---------- Provided material ----------

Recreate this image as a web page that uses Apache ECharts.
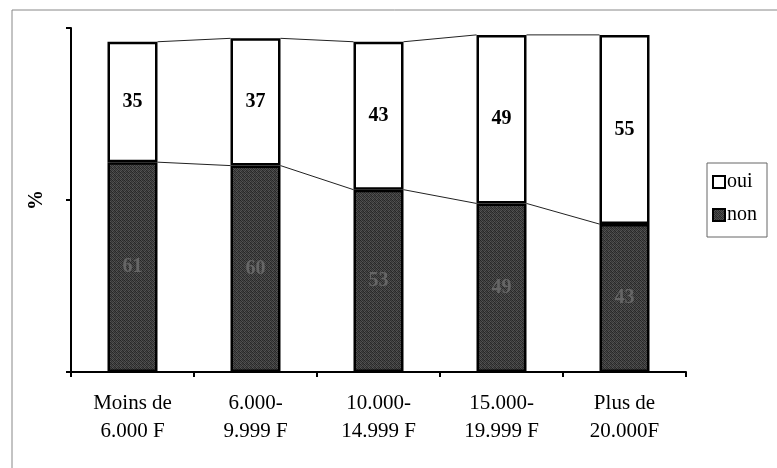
<!DOCTYPE html>
<html>
<head>
<meta charset="utf-8">
<script src="https://cdn.jsdelivr.net/npm/echarts@6/dist/echarts.min.js"></script>
<style>
html,body{margin:0;padding:0;background:#fff;}
#chart{width:777px;height:468px;}
</style>
</head>
<body>
<div id="chart"></div>
<script>
// Revenu mensuel du ménage (tranches)
const categories = ['Moins de\n6.000 F', '6.000-\n9.999 F', '10.000-\n14.999 F', '15.000-\n19.999 F', 'Plus de\n20.000F'];
// Réponses en %
const nonValues = [61, 60, 53, 49, 43];
const ouiValues = [35, 37, 43, 49, 55];
const yTicks = [0, 50, 100];

const BAR_W = 50;
const SERIF = '"Liberation Serif", "DejaVu Serif", serif';

// Grainy dark-grey fill for the "non" bars
function grainPattern() {
  const c = document.createElement('canvas');
  c.width = 4; c.height = 4;
  const ctx = c.getContext('2d');
  const shades = [
    '#262626', '#4e4e4e', '#2e2e2e', '#444',
    '#4a4a4a', '#2a2a2a', '#545454', '#323232',
    '#363636', '#525252', '#282828', '#484848',
    '#565656', '#303030', '#424242', '#272727'
  ];
  for (let i = 0; i < 16; i++) {
    ctx.fillStyle = shades[i];
    ctx.fillRect(i % 4, Math.floor(i / 4), 1, 1);
  }
  return c;
}
const darkFill = { image: grainPattern(), repeat: 'repeat' };

// Connector lines between stacked segments (boundary and top of each bar)
const cumulative = nonValues.map((v, i) => [v, v + ouiValues[i]]);
const connectorData = categories.slice(0, -1).map((_, i) => [i]);

const chart = echarts.init(document.getElementById('chart'), null, { renderer: 'canvas' });
chart.setOption({
  animation: false,
  backgroundColor: '#fff',
  grid: { left: 71, right: 91, top: 28, bottom: 96 },
  legend: {
    orient: 'vertical',
    left: 707, top: 163,
    data: ['oui', 'non'],
    itemWidth: 12, itemHeight: 12,
    itemGap: 13,
    icon: 'rect',
    textStyle: { fontFamily: SERIF, fontSize: 20, color: '#000', padding: [0, 0, 0, -3] },
    borderColor: '#666', borderWidth: 1, padding: [9, 10, 12, 5]
  },
  xAxis: {
    type: 'category',
    data: categories,
    axisLine: { lineStyle: { color: '#000', width: 2 } },
    axisTick: { show: true, length: 5, lineStyle: { color: '#000', width: 2 } },
    axisLabel: { fontFamily: SERIF, fontSize: 21, color: '#000', lineHeight: 28, margin: 17 }
  },
  yAxis: {
    type: 'value',
    min: yTicks[0], max: yTicks[yTicks.length - 1], interval: 50,
    name: '%',
    nameLocation: 'middle',
    nameGap: 24,
    nameTextStyle: { fontFamily: SERIF, fontSize: 20, fontWeight: 'bold', color: '#000' },
    axisLine: { show: true, lineStyle: { color: '#000', width: 2 } },
    axisTick: { show: true, length: 5, lineStyle: { color: '#000', width: 2 } },
    axisLabel: { show: false },
    splitLine: { show: false }
  },
  series: [
    {
      name: 'non', type: 'bar', stack: 'total', barWidth: BAR_W,
      data: nonValues,
      itemStyle: { color: darkFill, borderColor: '#000', borderWidth: 2.5 },
      label: { show: true, position: 'inside', fontFamily: SERIF, fontSize: 20, fontWeight: 'bold', color: '#666' }
    },
    {
      name: 'oui', type: 'bar', stack: 'total', barWidth: BAR_W,
      data: ouiValues,
      itemStyle: { color: '#fff', borderColor: '#000', borderWidth: 2.5 },
      label: { show: true, position: 'inside', fontFamily: SERIF, fontSize: 20, fontWeight: 'bold', color: '#000' }
    },
    {
      type: 'custom',
      data: connectorData,
      silent: true,
      z: 1,
      renderItem: function (params, api) {
        const i = api.value(0);
        const half = BAR_W / 2;
        const children = cumulative[i].map((v, k) => {
          const a = api.coord([i, v]);
          const b = api.coord([i + 1, cumulative[i + 1][k]]);
          return {
            type: 'line',
            shape: { x1: a[0] + half, y1: a[1], x2: b[0] - half, y2: b[1] },
            style: { stroke: '#222', lineWidth: 1 }
          };
        });
        return { type: 'group', children: children };
      }
    }
  ],
  graphic: [
    { type: 'line', shape: { x1: 12, y1: 10, x2: 777, y2: 10 }, style: { stroke: '#888', lineWidth: 1 } },
    { type: 'line', shape: { x1: 12, y1: 10, x2: 12, y2: 468 }, style: { stroke: '#888', lineWidth: 1 } }
  ]
});
</script>
</body>
</html>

----------

Given instruction — Set out every line from the material that contains the string "image".

Solution —
Recreate this image as a web page that uses Apache ECharts.
const darkFill = { image: grainPattern(), repeat: 'repeat' };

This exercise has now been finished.